As you can see from the output, it is not the solver per-se, but the weird idiosyncrasies of go imports and gopath layout. 'satisfy' and 'select-atom' and such are the solver bit and take about 20ms all together. A SAT solver is 20ms, MVS might be 1ms, but who cares about that difference, right?

The top 3 items there are slow because they're:

1. 'source-exists' (~6s) which will do network traffic to find if a project exists to be downloaded or is in the cache; it's network io heavy in most cases.

2. list-packages (~3s) which parses the downloaded source code for import statements to find further dependencies; disk-io heavy + go loader has to do some work

3. gmal - GetManifestAndLock (~2s) which looks for lock files, including of other dependency solvers; disk io mostly I think

Any system designed with the constraint that it cannot use a centralized registry / list, must be compatible with things not using this system (and so must parse their code), etc will have these problems regardless of the algorithm.

Those steps are all doing network/disk-io/go-parsing, and none of that is SAT solving.

I don't think vgo has these problems because vgo is built by the go team and can dictate far more, such as the use of a centralized repo, that all dependencies must use vgo, etc.

Thanks for the explanation!

The fact that dep parses import statements (as does Glide) is something I've never liked. It means that if you run "dep ensure --add" on something not yet imported, it will complain, and the next "ensure" will remove it. This is never in line with how I actually work. I need the dependencies before I can import them! There's no editor/IDE in existence that lets you autocomplete libraries that haven't been installed yet.

It also means that "dep ensure" parses my code to discover things not yet added to Gopkg.toml. That's upside down to me. I want it to parse its lockfile and nothing else; the lockfile is what should inform its decisions about what to install so that my code works, my code shouldn't be driving the lockfile! If I try to compile my code and it imports stuff that isn't in the lockfile, it should fail, and dep shouldn't try to "repair" itself with stuff that I didn't list as an explicit dependency.

I'm sure there are edge cases where the current behaviour can be considered rational, but I don't know what they are. As you point out, dep has to do a lot of work -- but why? Running "dep ensure" when the vendor directory is in perfect sync with the lockfile should take no time at all, and certainly shouldn't need to access the network. Yet it takes the same amount of time with or without a lockfile.

Small note, this isn’t something that you’ve said, but since we’re comparing the two in this sub thread overall, Cargo doesn’t require a central registry either. You can pull straight from version control, and the lock file will even keep track of what HEAD is at the time, maintaining reproducibility. Or from the file system.
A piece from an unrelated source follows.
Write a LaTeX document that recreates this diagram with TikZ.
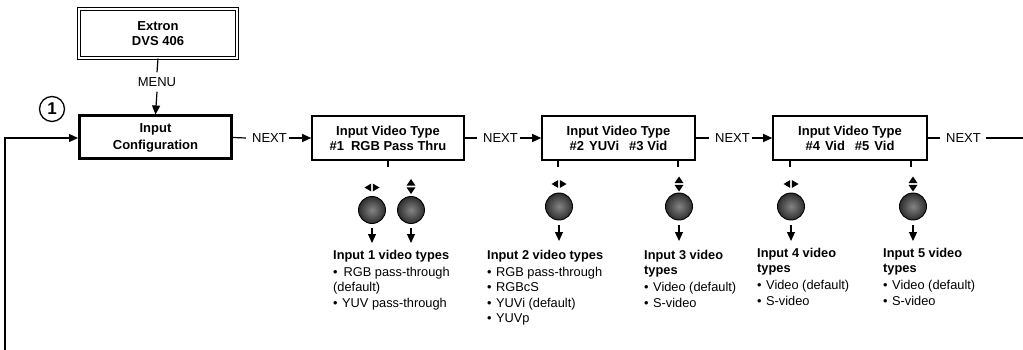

Etc.

Thanks for your comments here, there’s a lot of stuff I wasn’t aware of. Very illuminating.

That's quite weird. When I run `rm Cargo.lock && cargo generate-lockfile` on the Servo repo (test performed on the cheapest VPS that money can buy) it exits near-instantly (after first spending three seconds trying to git-fetch new versions of the dozen custom dependencies that live on Github rather than crates.io). For reference, here's what Servo's dependency graph looked like two years ago (July 2016): https://dirkjan.ochtman.nl/files/servo-graph.svg ; the number of transitive dependencies is quite large and yet the runtime of version selection is negligible.
It's not strange at all for go.

Because third party go packages may not have a dep file, and because go programmers expect vendor directories to be minimal and not include unused imports, dep parses all of the go code of the project, and all the project's transitive dependencies.
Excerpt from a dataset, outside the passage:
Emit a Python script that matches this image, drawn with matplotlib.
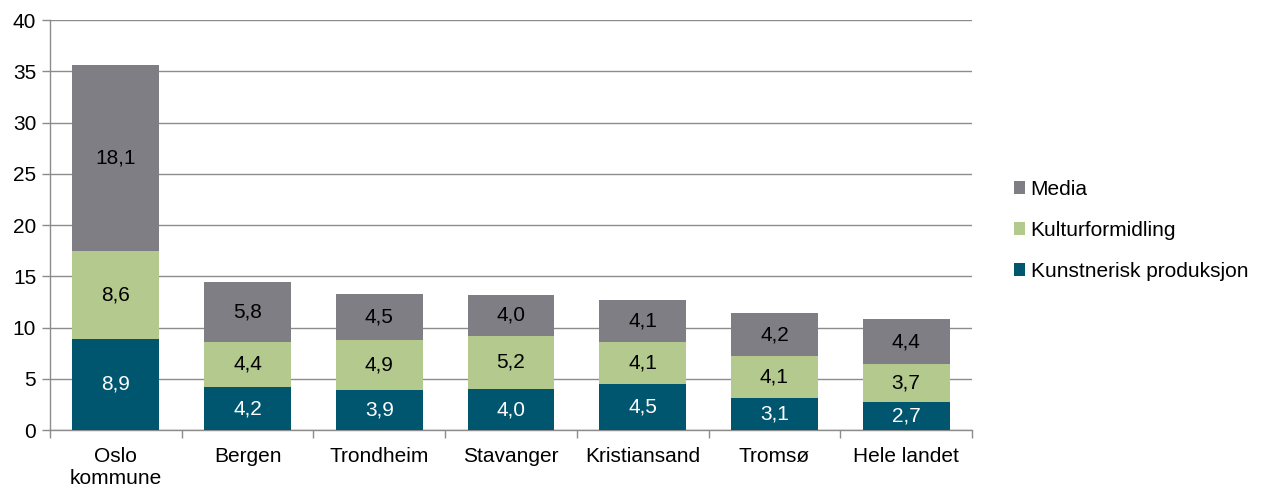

It has to parse every .go file to find all 'import' statements, and it also has to find remote versions by making multiple network requests per dependency (typically 1 http-get + 1 git pull operation).

This is obviously going to be much slower than cargo where it's assumed every dependency is also using cargo and all needed information is present in metadata files... and there's one single fast api to download data from and cache (crates.io).

If cargo had to do the equivalent of `cargo check`-style parsing to find all 'extern crate' and 'use' statements before it could spit out a valid lock, and it couldn't use only 1 request to update all crates.io data, it would probably be closer to the speed of dep.

I think the speed difference is thus largely a result of go's lack of a central repository and lack of a unified packaging solution.

Thanks for the insight, that's very helpful. That would confirm what I suspected: it's not the core solving algorithm that's slow. Rather what's slow is building the graph in the first place.
Yes, I had overlooked that Go probably doesn't have anything like the crates.io index (https://github.com/rust-lang/crates.io-index) to allow instant discovery of versioning metadata. And, AFAICT, even MVS would have the same problem here and would take the same time to resolve, since it still needs to access the network to fetch remote repos to discover versioning metadata; rather than pointing the finger at SAT solvers, it looks like vgo should be tackling Go's lack of a central package host (the vgo manifesto mentions "proxies", but it seems that those are just intended for solving the problem of persistent availability).
We use Chef (Ruby). Cookbook version solving has been a repeatedly painful experience, occasionally never finding a solution. When this happens, you get to manually dig around and find the culprit.
> The speed of the solver is not a problem in any other package management system I've seen.

The package manager in YaST (Suse Linux's sysadmin tool) was notorious for its slow solver (and slow everything-else, for that matter) around 2006, when I started using Linux. It improved a lot in the openSUSE 11.x series around 2007/8 when they switched from a homegrown solver to a standard SAT solver package.